Beldede birçok çalışmanın planlara bağlı olarak aksadığını ifade eden Çömez, “Biz bir çalışma yapmaya kalktığımızda tüm arsa sahiplerinden izin almak zorunda kalıyoruz. Vatandaşlardan zamanında birtakım vaatlerle izinler alınmış. İmar ile ilgili bu vaatleri şuanda biz karşılayamıyoruz. 1/1000’lik 1/5000’lik uygulama planları onaylanmadığı için elimizden bir şey gelmiyor. Bizim hazırladığımız planalar tamamen koruma amaçlı planlardır. Bitez’in tamamı üçüncü derece doğal sit olması nedeniyle böyle bir çalışma yapılması 2006 yılında istenmiş. Ama bakın, bu kadar yıl geçmesine rağmen böyle bir plan yok. Koruma amaçlı plan yapılmayınca da hiçbir plan devreye sokulamıyor. Biz koruma amaçlı planı hazırlarken beldemizde bulunan bütün yaşlı zeytin, pinar ve melengeç ağaçlarını tescilledik ve koruma altına aldık. Bu benim için çok önemli. Bitez halkı ve Bitez’i sevenler de bunu istiyor” dedi.

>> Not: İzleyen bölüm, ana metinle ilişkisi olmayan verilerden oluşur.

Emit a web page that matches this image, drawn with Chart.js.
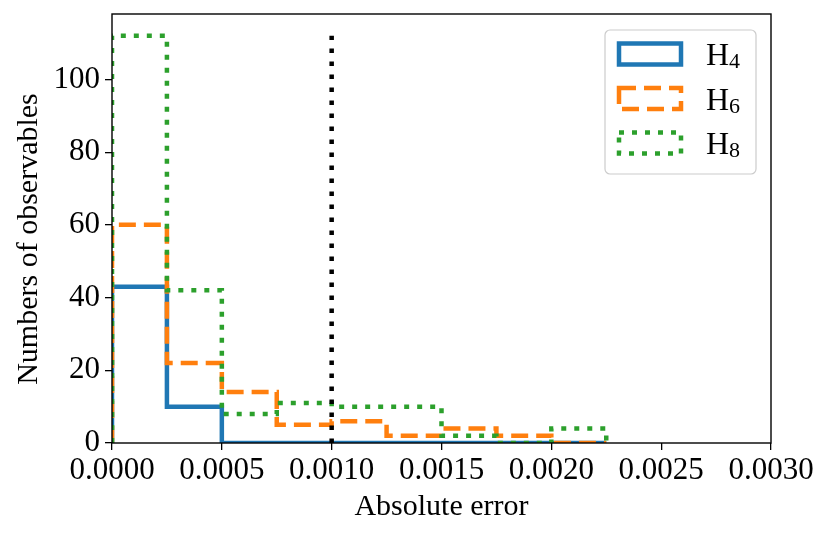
<!DOCTYPE html>
<html>
<head>
<meta charset="utf-8">
<script src="https://cdn.jsdelivr.net/npm/chart.js@4.4.1/dist/chart.umd.min.js"></script>
<style>
  html, body { margin: 0; padding: 0; background: #fff; }
  #wrap { width: 830px; height: 537px; }
</style>
</head>
<body>
<div id="wrap"><canvas id="chart" width="830" height="537"></canvas></div>
<script>
// bin edges of the histograms (absolute error)
const binEdges = [0, 0.00025, 0.0005, 0.00075, 0.001, 0.00125, 0.0015, 0.00175, 0.002, 0.00225];
// counts per bin
const h4Counts = [43, 10, 0, 0, 0, 0, 0, 0, 0];
const h6Counts = [60, 22, 14, 5, 6, 2, 4, 2, 0];
const h8Counts = [112, 42, 8, 11, 10, 10, 2, 0, 4];
const seriesNames = ['H_4', 'H_6', 'H_8'];
// threshold line
const thresholdX = 0.001;
const thresholdTop = 112;
const xTicks = [0, 0.0005, 0.001, 0.0015, 0.002, 0.0025, 0.003];
const yTicks = [0, 20, 40, 60, 80, 100];
const yTitle = 'Numbers of observables';

const FONT = "'Liberation Serif', 'Times New Roman', serif";
const colors = ['#1f77b4', '#ff7f0e', '#2ca02c'];
const dashes = [[], [17, 8], [5, 8]];

// outline of a step histogram: start on the axis, then one point per bin edge, end on the axis
function stepPoints(counts) {
  const pts = [{ x: binEdges[0], y: 0 }];
  counts.forEach((c, i) => pts.push({ x: binEdges[i], y: c }));
  pts.push({ x: binEdges[binEdges.length - 1], y: 0 });
  return pts;
}

function histDataset(counts, i) {
  return {
    label: seriesNames[i],
    data: stepPoints(counts),
    stepped: 'before',
    borderColor: colors[i],
    borderWidth: 4.5,
    borderDash: dashes[i],
    borderCapStyle: 'butt',
    borderJoinStyle: 'miter',
    pointRadius: 0,
    fill: false,
    clip: 0,
    order: 3 - i
  };
}

// frame around the axes, drawn over the lines like matplotlib spines
const framePlugin = {
  id: 'frame',
  afterDatasetsDraw(chart) {
    const { ctx, chartArea: a } = chart;
    ctx.save();
    ctx.strokeStyle = '#000';
    ctx.lineWidth = 1.4;
    ctx.strokeRect(a.left, a.top, a.right - a.left, a.bottom - a.top);
    ctx.restore();
  }
};

// y axis label, centred a little below the middle like the reference
const yTitlePlugin = {
  id: 'yTitle',
  afterDraw(chart) {
    const ctx = chart.ctx;
    ctx.save();
    ctx.translate(29, 239);
    ctx.rotate(-Math.PI / 2);
    ctx.fillStyle = '#000';
    ctx.font = '30px ' + FONT;
    ctx.textAlign = 'center';
    ctx.textBaseline = 'middle';
    ctx.fillText(yTitle, 0, 0);
    ctx.restore();
  }
};

// legend box with outlined patches and subscripted labels
const legendPlugin = {
  id: 'histLegend',
  afterDraw(chart) {
    const ctx = chart.ctx;
    const a = chart.chartArea;
    const boxR = a.right - 15, boxT = a.top + 16;
    const boxW = 151, boxH = 144;
    const boxL = boxR - boxW;
    ctx.save();
    ctx.fillStyle = 'rgba(255,255,255,0.8)';
    ctx.strokeStyle = '#cccccc';
    ctx.lineWidth = 1.2;
    ctx.beginPath();
    ctx.roundRect(boxL, boxT, boxW, boxH, 5);
    ctx.fill();
    ctx.stroke();
    chart.data.datasets.slice(0, 3).forEach((ds, i) => {
      const cy = boxT + 24 + i * 44.5;
      ctx.strokeStyle = ds.borderColor;
      ctx.lineWidth = 4.5;
      ctx.lineJoin = 'miter';
      ctx.lineCap = 'butt';
      ctx.setLineDash(ds.borderDash);
      ctx.strokeRect(boxL + 14, cy - 10.5, 62, 21);
      ctx.setLineDash([]);
      const [base, sub] = ds.label.split('_');
      ctx.fillStyle = '#000';
      ctx.textBaseline = 'alphabetic';
      ctx.textAlign = 'left';
      ctx.font = '32px ' + FONT;
      const tx = boxL + 101;
      ctx.fillText(base, tx, cy + 11);
      const w = ctx.measureText(base).width;
      ctx.font = '22px ' + FONT;
      ctx.fillText(sub, tx + w, cy + 14);
    });
    ctx.restore();
  }
};

const datasets = [h4Counts, h6Counts, h8Counts].map(histDataset);
datasets.push({
  label: 'threshold',
  data: [{ x: thresholdX, y: 0 }, { x: thresholdX, y: thresholdTop }],
  borderColor: '#000',
  borderWidth: 4.5,
  borderDash: [4.5, 8.5],
  borderCapStyle: 'butt',
  pointRadius: 0,
  fill: false,
  clip: 0,
  order: 0
});

const tickFont = { family: FONT, size: 31 };

new Chart(document.getElementById('chart'), {
  type: 'line',
  data: { datasets },
  plugins: [framePlugin, legendPlugin, yTitlePlugin],
  options: {
    responsive: false,
    animation: false,
    devicePixelRatio: 1,
    layout: { padding: { top: 14, right: 59, left: 0, bottom: 0 } },
    plugins: { legend: { display: false }, tooltip: { enabled: false } },
    scales: {
      x: {
        type: 'linear',
        min: 0,
        max: 0.003,
        afterFit(s) { s.height = 94; s.paddingLeft = 0; s.paddingRight = 0; },
        afterBuildTicks(s) { s.ticks = xTicks.map(v => ({ value: v })); },
        border: { display: false },
        grid: { display: true, drawOnChartArea: false, drawTicks: true, tickLength: 7, color: '#000', lineWidth: 1.3 },
        ticks: {
          color: '#000',
          font: tickFont,
          padding: 2,
          maxRotation: 0,
          autoSkip: false,
          callback: v => v.toFixed(4)
        },
        title: {
          display: true,
          text: 'Absolute error',
          color: '#000',
          font: { family: FONT, size: 30 },
          padding: { top: 0, bottom: 12 }
        }
      },
      y: {
        type: 'linear',
        min: 0,
        max: 118,
        afterFit(s) { s.width = 112; s.paddingTop = 0; s.paddingBottom = 0; },
        afterBuildTicks(s) { s.ticks = yTicks.map(v => ({ value: v })); },
        border: { display: false },
        grid: { display: true, drawOnChartArea: false, drawTicks: true, tickLength: 7, color: '#000', lineWidth: 1.3 },
        ticks: {
          color: '#000',
          font: tickFont,
          padding: 5,
          autoSkip: false
        },
        title: { display: false }
      }
    }
  }
});
</script>
</body>
</html>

BİTEZ VE KONACIK AYNI ÇANAK İÇERİSİNDE İKİ BELDE
Bitez'de yaşanan su taşkınlarının önlenmesi için Konacık ve Bitez beldeleri olarak ortak hareket edilmesi gerektiğinin de altını çizen Çömez, ODTÜ'nün konuyla ilgili hazırladığı bir rapor hakkında da bilgi verdi. Başkan Çömez şunları söyledi:
“Doğal olarak etrafımızdaki yapılaşma nedeniyle de etrafımızdaki doğal dengede bozuldu. Bitez ve Konacık aynı çanak içerisinde iki belde. Dere yataklarının bir kısmı Konacık bölgesinde, bir kısmı da Bitez'de. Dolayısıyla Konacık'tan doğan su kaynakları Bitez'e doğru geliyor. Daha önce Konacık diye bir belde yoktu ama bugün nüfusu Bitez'den daha fazla olan bir yerleşim yeri oldu. Daha önce oralara düşen yağmur suları tamamen toprağa düşerek suyun hızının da yavaşlamasını sebep oluyordu ancak şimdi Konacık'ın her tarafı asfalt, beton. Hatta dere yatakları da beton. Dolayısıyla Konacık'a düşen her damla su kısa zamanda debisi yüksek su akışı halinde bizim hudutlarımıza giriyor. Bunu önlemekte de zorlanıyoruz. Bununla ilgili daha önce ODTÜ yetkilileri bir rapor hazırladı. Bu rapora göre bize sundukları çözümde şunu söylediler: ‘Başkanım bunu kendi başınıza çözemezsiniz. iki beldenin ortak çalışmasıyla çözebilirsiniz. Çünkü Konacık'tan akan sular daha sizin sınırınıza girmeden önce belirli noktalarda toplanıp toprak altından verilmesi ya da en azından o bölgelerde drenaj çalışması yapılması gerekir” dedi.